All cryptographic algorithms are currently provided by libsodium. Symmetric keys use its xsalsa20poly1305 algorithm. Asymmetric keys use its curve25519xsalsa20poly1305 algorithm.

In the future, other backing cryptographic libraries and algorithms will be supported.


Core to the Redact architecture is the concept of identity. In order for a user to give or deny access to a particular piece of data, they must at all times be capable of identifying who is requesting their data and what permissions this user has. In order to avoid centralization and dependance on a managed service to keep track of who has access to what, Redact uses self-sovereign identities in the form of asymmetric keypairs.

At the most basic level, all users have their own keypair with a self-signed client certificate. They can use this keypair and certificate to make anonymous requests to services that support anonymity. These requests are made using mutual TLS to share the identity of the user. For example, when the Client requests data from a storage server, or relays a message to a website host, it does so using this client certificate.

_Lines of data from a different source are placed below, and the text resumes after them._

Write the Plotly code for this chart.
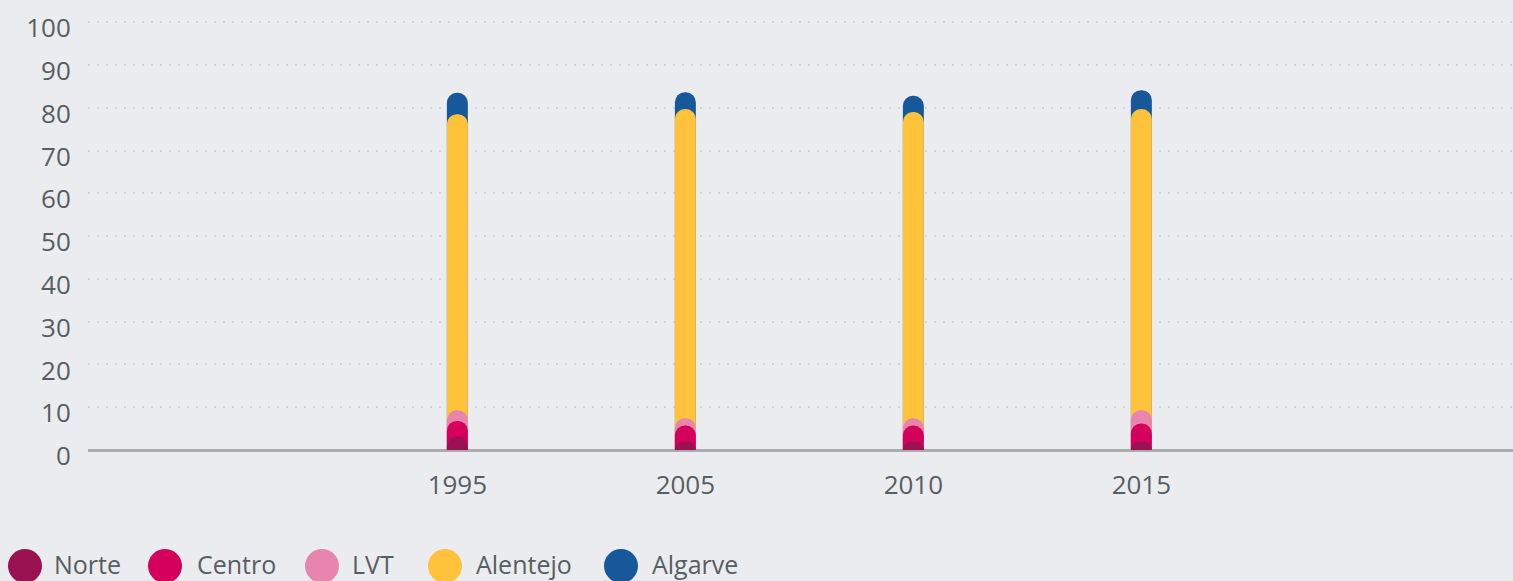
import numpy as np
import plotly.graph_objects as go

years = ["1995", "2005", "2010", "2015"]
regions = ["Norte", "Centro", "LVT", "Alentejo", "Algarve"]
norte = [3.1, 1.9, 1.9, 1.9]
centro = [3.7, 3.8, 3.8, 4.3]
lvt = [2.5, 1.7, 1.7, 3.1]
alentejo = [69.2, 72.3, 71.6, 70.4]
algarve = [5.0, 3.9, 3.8, 4.4]
colors = ["#9b1252", "#d4005c", "#e885ae", "#fec23b", "#17589b"]
y_ticks = [0, 10, 20, 30, 40, 50, 60, 70, 80, 90, 100]

series = [norte, centro, lvt, alentejo, algarve]
cum = np.cumsum(np.array(series), axis=0)

BG = "#ebecf0"
TXT = "#575e61"
FONT = "Open Sans"
W, H = 1513, 581
ML, MR, MT, MB = 88, 0, 20, 131
PW, PH = W - ML - MR, H - MT - MB
XR = [-1.62, 4.63]

fig = go.Figure()
# each cumulative bar on its own overlaid x-axis so every segment gets a rounded cap;
# largest cumulative drawn first (bottom layer)
order = list(reversed(range(len(regions))))
for k, i in enumerate(order):
    xa = "x" if k == 0 else f"x{k + 1}"
    fig.add_trace(go.Bar(
        x=years, y=cum[i], name=regions[i], width=0.092,
        marker=dict(color=colors[i], line=dict(width=0), cornerradius="50%"),
        showlegend=False, xaxis=xa, yaxis="y",
        hovertemplate=regions[i] + ": %{y:.1f}<extra></extra>",
    ))
    if k > 0:
        fig.update_layout(**{f"xaxis{k + 1}": dict(
            type="category", range=XR, overlaying="x", visible=False,
            showgrid=False, zeroline=False)})

# custom legend: round swatches + text
leg_circle_cx = [25, 165, 322, 445, 621]
leg_text_x = [52, 195, 350, 474, 650]
leg_cy = 566
leg_ty = 564
shapes = []
annotations = []
for i, r in enumerate(regions):
    shapes.append(dict(type="circle", xref="paper", yref="paper", xsizemode="pixel",
                       ysizemode="pixel", xanchor=(leg_circle_cx[i] - ML) / PW,
                       yanchor=(H - MB - leg_cy) / PH, x0=-17, x1=17,
                       y0=-17, y1=17, fillcolor=colors[i], line=dict(width=0)))
    annotations.append(dict(text=r, xref="paper", yref="paper",
                            x=(leg_text_x[i] - ML) / PW, y=(H - MB - leg_ty) / PH,
                            xanchor="left", yanchor="middle", showarrow=False,
                            font=dict(family=FONT, size=25, color=TXT)))

fig.update_layout(
    width=W, height=H,
    margin=dict(l=ML, r=MR, t=MT, b=MB, autoexpand=False),
    paper_bgcolor=BG, plot_bgcolor=BG,
    barmode="overlay",
    font=dict(family=FONT, size=26, color=TXT),
    showlegend=False,
    shapes=shapes, annotations=annotations,
    xaxis=dict(type="category", range=XR, showgrid=False, showline=False,
               zeroline=False, ticks="outside", ticklen=0, ticklabelstandoff=12,
               tickfont=dict(family=FONT, size=26, color=TXT)),
    yaxis=dict(range=[0, 100.5], tickvals=y_ticks, showgrid=True,
               gridcolor="#d2d5da", gridwidth=2, griddash="2px,7px", zeroline=True,
               zerolinecolor="#a8acae", zerolinewidth=3, showline=False,
               ticks="outside", ticklen=0, ticklabelstandoff=11, ticklabelshift=6,
               tickfont=dict(family=FONT, size=26, color=TXT)),
)

fig.write_html("out.html", config={"displayModeBar": False},
               post_script="document.body.style.margin='0';")
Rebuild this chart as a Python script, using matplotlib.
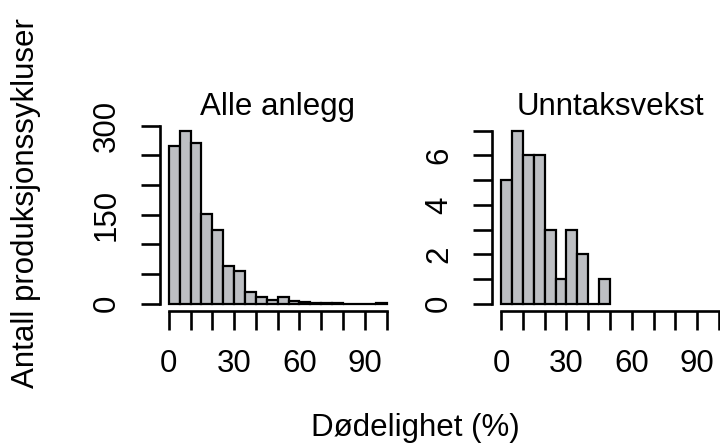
import numpy as np
import matplotlib
matplotlib.use('Agg')
import matplotlib.pyplot as plt

plt.rcParams['font.family'] = ['Liberation Sans', 'DejaVu Sans']

# histogram counts, bins of 5 % mortality
edges_all = np.arange(0, 105, 5)
counts_all = [265, 291, 271, 152, 125, 64, 56, 19, 12, 7,
              11, 4, 3, 1, 2, 2, 0, 0, 0, 1]
edges_unn = np.arange(0, 55, 5)
counts_unn = [5, 7, 6, 6, 3, 1, 3, 2, 0, 1]

titles = ['Alle anlegg', 'Unntaksvekst']
xticks = np.arange(0, 110, 10)
xlabels = ['0', '30', '60', '90']
yticks_all = np.arange(0, 350, 50)
yticks_unn = np.arange(0, 8, 1)

FS = 22.5
BAR = '#bdbfc3'

fig = plt.figure(figsize=(7.2, 4.43), dpi=100)
W = 235.4 / 720
H = 186.9 / 443
B = 1 - 310.7 / 443
ax1 = fig.add_axes([160 / 720, B, W, H])
ax2 = fig.add_axes([492.3 / 720, B, W, H])

def draw(ax, edges, counts, yticks, ylabs, ymax, title):
  ax.bar(edges[:-1], counts, width=5, align='edge', color=BAR,
         edgecolor='black', linewidth=1.6)
  ax.set_xlim(-4, 104)
  ax.set_ylim(-0.04 * ymax, 1.04 * ymax)
  for s in ['top', 'right']:
    ax.spines[s].set_visible(False)
  for s in ['left', 'bottom']:
    ax.spines[s].set_linewidth(1.9)
  ax.spines['bottom'].set_bounds(0, 100)
  ax.spines['left'].set_bounds(yticks[0], yticks[-1])
  ax.set_xticks(xticks)
  ax.set_xticklabels([str(t) if t in (0, 30, 60, 90) else '' for t in xticks])
  ax.set_yticks(yticks)
  ax.set_yticklabels([str(t) if t in ylabs else '' for t in yticks])
  ax.tick_params(axis='both', direction='out', length=13.5, width=1.9,
                 labelsize=FS)
  ax.tick_params(axis='x', pad=14)
  ax.tick_params(axis='y', pad=14, labelrotation=90)
  for lab in ax.get_yticklabels():
    lab.set_va('center')
  ax.set_title(title, fontsize=FS, pad=6.5)
  ax.patch.set_alpha(0)

draw(ax1, edges_all, counts_all, yticks_all, (0, 150, 300), 291.5, titles[0])
draw(ax2, edges_unn, counts_unn, yticks_unn, (0, 2, 4, 6), 7, titles[1])

fig.text(415 / 720, 1 - 436 / 443, 'Dødelighet (%)', fontsize=FS,
         ha='center', va='baseline')
fig.text(26 / 720, 1 - 203.5 / 443, 'Antall produksjonssykluser', fontsize=FS,
         ha='center', va='center', rotation=90)

fig.savefig('out.png', dpi=100)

In many cases, however, a service may require some form of further authentication. For example, an internal company website may require that only employees of the company be capable of viewing the site. To indicate that the user belongs to a particular group, the keypair can be signed by a different certificate authority. This certificate can also have custom metadata added that can further identify and authorize the user.


Redact leverages encryption to minimize the amount of time and places that your data is available in plaintext. Its encryption framework relies on two crucial invariants:

  1. Private data is only decrypted by the Client.

  2. Private data never exits the Client in plaintext.

By following these two rules, Redact ensures that the attack surface for exfiltrating private data remains as small as possible.